***** PROVIDED DATA

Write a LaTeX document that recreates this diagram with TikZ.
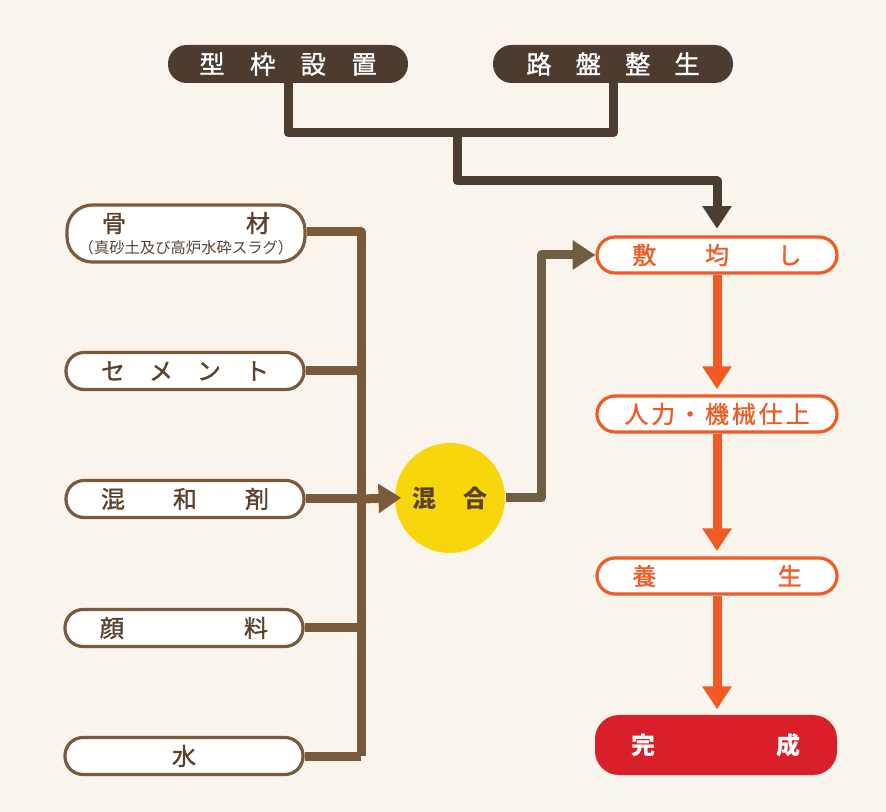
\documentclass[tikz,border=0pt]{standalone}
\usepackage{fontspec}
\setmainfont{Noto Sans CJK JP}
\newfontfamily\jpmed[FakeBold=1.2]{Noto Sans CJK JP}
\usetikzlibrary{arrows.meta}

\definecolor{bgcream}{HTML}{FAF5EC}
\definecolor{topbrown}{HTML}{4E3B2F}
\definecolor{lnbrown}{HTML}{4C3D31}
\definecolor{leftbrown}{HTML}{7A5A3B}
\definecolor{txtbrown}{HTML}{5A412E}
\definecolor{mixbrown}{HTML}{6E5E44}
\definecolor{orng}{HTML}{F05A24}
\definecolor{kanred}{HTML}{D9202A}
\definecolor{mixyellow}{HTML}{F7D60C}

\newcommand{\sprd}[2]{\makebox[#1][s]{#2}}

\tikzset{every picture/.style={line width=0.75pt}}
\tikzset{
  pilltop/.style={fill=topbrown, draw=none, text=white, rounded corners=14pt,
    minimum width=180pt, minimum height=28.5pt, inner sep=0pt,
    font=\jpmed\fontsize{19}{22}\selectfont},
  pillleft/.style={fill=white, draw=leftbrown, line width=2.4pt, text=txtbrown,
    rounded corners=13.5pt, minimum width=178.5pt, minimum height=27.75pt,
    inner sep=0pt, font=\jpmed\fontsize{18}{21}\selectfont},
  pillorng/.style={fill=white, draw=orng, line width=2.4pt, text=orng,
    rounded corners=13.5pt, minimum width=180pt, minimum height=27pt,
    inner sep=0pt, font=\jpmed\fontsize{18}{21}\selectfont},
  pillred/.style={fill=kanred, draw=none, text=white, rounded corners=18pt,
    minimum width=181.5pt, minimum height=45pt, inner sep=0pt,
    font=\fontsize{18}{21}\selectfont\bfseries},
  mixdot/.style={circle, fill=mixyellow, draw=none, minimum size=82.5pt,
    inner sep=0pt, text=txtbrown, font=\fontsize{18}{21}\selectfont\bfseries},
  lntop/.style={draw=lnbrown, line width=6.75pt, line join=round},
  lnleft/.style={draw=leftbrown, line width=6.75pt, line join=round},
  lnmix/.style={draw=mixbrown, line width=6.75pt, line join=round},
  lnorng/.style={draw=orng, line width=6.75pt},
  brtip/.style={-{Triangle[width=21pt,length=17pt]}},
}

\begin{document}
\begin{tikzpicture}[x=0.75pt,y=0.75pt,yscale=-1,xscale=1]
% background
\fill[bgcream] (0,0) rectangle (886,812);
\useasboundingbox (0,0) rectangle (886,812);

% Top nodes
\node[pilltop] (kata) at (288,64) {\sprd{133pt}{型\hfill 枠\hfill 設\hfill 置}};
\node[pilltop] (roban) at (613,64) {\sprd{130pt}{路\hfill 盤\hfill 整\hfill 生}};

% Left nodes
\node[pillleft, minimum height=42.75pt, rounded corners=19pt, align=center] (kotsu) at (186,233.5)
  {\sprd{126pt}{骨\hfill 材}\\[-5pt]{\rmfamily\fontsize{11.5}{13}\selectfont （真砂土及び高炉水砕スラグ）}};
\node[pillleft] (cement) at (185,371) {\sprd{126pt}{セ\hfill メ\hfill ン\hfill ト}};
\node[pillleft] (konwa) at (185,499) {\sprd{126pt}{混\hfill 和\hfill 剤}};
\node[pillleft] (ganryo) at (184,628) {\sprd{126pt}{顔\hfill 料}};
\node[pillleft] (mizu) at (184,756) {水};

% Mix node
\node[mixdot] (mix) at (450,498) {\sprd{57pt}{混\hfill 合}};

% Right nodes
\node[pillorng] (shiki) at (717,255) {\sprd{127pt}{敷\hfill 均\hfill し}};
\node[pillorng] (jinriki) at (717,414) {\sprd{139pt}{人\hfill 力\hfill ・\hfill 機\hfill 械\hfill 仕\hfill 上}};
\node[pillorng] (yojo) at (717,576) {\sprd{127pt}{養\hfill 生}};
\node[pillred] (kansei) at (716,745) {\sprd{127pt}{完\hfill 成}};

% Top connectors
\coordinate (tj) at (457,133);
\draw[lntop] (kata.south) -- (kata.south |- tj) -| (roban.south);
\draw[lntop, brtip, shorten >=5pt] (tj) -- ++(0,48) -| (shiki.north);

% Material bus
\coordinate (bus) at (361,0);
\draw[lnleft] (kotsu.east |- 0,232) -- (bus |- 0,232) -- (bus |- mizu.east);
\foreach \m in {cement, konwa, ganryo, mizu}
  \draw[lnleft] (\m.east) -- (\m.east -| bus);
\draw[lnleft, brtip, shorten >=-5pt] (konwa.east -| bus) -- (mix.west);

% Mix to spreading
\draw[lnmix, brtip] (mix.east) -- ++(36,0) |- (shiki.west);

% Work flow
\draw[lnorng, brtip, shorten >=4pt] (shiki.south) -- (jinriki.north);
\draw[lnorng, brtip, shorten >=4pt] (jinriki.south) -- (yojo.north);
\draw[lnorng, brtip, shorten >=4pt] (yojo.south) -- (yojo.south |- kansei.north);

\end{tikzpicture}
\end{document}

**********

> WORK INSTRUCTIONS
Reproduce the listing above exactly, excluding all pictures.

> SOLUTION
Write a LaTeX document that recreates this diagram with TikZ.
\documentclass[tikz,border=0pt]{standalone}
\usepackage{fontspec}
\setmainfont{Noto Sans CJK JP}
\newfontfamily\jpmed[FakeBold=1.2]{Noto Sans CJK JP}
\usetikzlibrary{arrows.meta}

\definecolor{bgcream}{HTML}{FAF5EC}
\definecolor{topbrown}{HTML}{4E3B2F}
\definecolor{lnbrown}{HTML}{4C3D31}
\definecolor{leftbrown}{HTML}{7A5A3B}
\definecolor{txtbrown}{HTML}{5A412E}
\definecolor{mixbrown}{HTML}{6E5E44}
\definecolor{orng}{HTML}{F05A24}
\definecolor{kanred}{HTML}{D9202A}
\definecolor{mixyellow}{HTML}{F7D60C}

\newcommand{\sprd}[2]{\makebox[#1][s]{#2}}

\tikzset{every picture/.style={line width=0.75pt}}
\tikzset{
  pilltop/.style={fill=topbrown, draw=none, text=white, rounded corners=14pt,
    minimum width=180pt, minimum height=28.5pt, inner sep=0pt,
    font=\jpmed\fontsize{19}{22}\selectfont},
  pillleft/.style={fill=white, draw=leftbrown, line width=2.4pt, text=txtbrown,
    rounded corners=13.5pt, minimum width=178.5pt, minimum height=27.75pt,
    inner sep=0pt, font=\jpmed\fontsize{18}{21}\selectfont},
  pillorng/.style={fill=white, draw=orng, line width=2.4pt, text=orng,
    rounded corners=13.5pt, minimum width=180pt, minimum height=27pt,
    inner sep=0pt, font=\jpmed\fontsize{18}{21}\selectfont},
  pillred/.style={fill=kanred, draw=none, text=white, rounded corners=18pt,
    minimum width=181.5pt, minimum height=45pt, inner sep=0pt,
    font=\fontsize{18}{21}\selectfont\bfseries},
  mixdot/.style={circle, fill=mixyellow, draw=none, minimum size=82.5pt,
    inner sep=0pt, text=txtbrown, font=\fontsize{18}{21}\selectfont\bfseries},
  lntop/.style={draw=lnbrown, line width=6.75pt, line join=round},
  lnleft/.style={draw=leftbrown, line width=6.75pt, line join=round},
  lnmix/.style={draw=mixbrown, line width=6.75pt, line join=round},
  lnorng/.style={draw=orng, line width=6.75pt},
  brtip/.style={-{Triangle[width=21pt,length=17pt]}},
}

\begin{document}
\begin{tikzpicture}[x=0.75pt,y=0.75pt,yscale=-1,xscale=1]
% background
\fill[bgcream] (0,0) rectangle (886,812);
\useasboundingbox (0,0) rectangle (886,812);

% Top nodes
\node[pilltop] (kata) at (288,64) {\sprd{133pt}{型\hfill 枠\hfill 設\hfill 置}};
\node[pilltop] (roban) at (613,64) {\sprd{130pt}{路\hfill 盤\hfill 整\hfill 生}};

% Left nodes
\node[pillleft, minimum height=42.75pt, rounded corners=19pt, align=center] (kotsu) at (186,233.5)
  {\sprd{126pt}{骨\hfill 材}\\[-5pt]{\rmfamily\fontsize{11.5}{13}\selectfont （真砂土及び高炉水砕スラグ）}};
\node[pillleft] (cement) at (185,371) {\sprd{126pt}{セ\hfill メ\hfill ン\hfill ト}};
\node[pillleft] (konwa) at (185,499) {\sprd{126pt}{混\hfill 和\hfill 剤}};
\node[pillleft] (ganryo) at (184,628) {\sprd{126pt}{顔\hfill 料}};
\node[pillleft] (mizu) at (184,756) {水};

% Mix node
\node[mixdot] (mix) at (450,498) {\sprd{57pt}{混\hfill 合}};

% Right nodes
\node[pillorng] (shiki) at (717,255) {\sprd{127pt}{敷\hfill 均\hfill し}};
\node[pillorng] (jinriki) at (717,414) {\sprd{139pt}{人\hfill 力\hfill ・\hfill 機\hfill 械\hfill 仕\hfill 上}};
\node[pillorng] (yojo) at (717,576) {\sprd{127pt}{養\hfill 生}};
\node[pillred] (kansei) at (716,745) {\sprd{127pt}{完\hfill 成}};

% Top connectors
\coordinate (tj) at (457,133);
\draw[lntop] (kata.south) -- (kata.south |- tj) -| (roban.south);
\draw[lntop, brtip, shorten >=5pt] (tj) -- ++(0,48) -| (shiki.north);

% Material bus
\coordinate (bus) at (361,0);
\draw[lnleft] (kotsu.east |- 0,232) -- (bus |- 0,232) -- (bus |- mizu.east);
\foreach \m in {cement, konwa, ganryo, mizu}
  \draw[lnleft] (\m.east) -- (\m.east -| bus);
\draw[lnleft, brtip, shorten >=-5pt] (konwa.east -| bus) -- (mix.west);

% Mix to spreading
\draw[lnmix, brtip] (mix.east) -- ++(36,0) |- (shiki.west);

% Work flow
\draw[lnorng, brtip, shorten >=4pt] (shiki.south) -- (jinriki.north);
\draw[lnorng, brtip, shorten >=4pt] (jinriki.south) -- (yojo.north);
\draw[lnorng, brtip, shorten >=4pt] (yojo.south) -- (yojo.south |- kansei.north);

\end{tikzpicture}
\end{document}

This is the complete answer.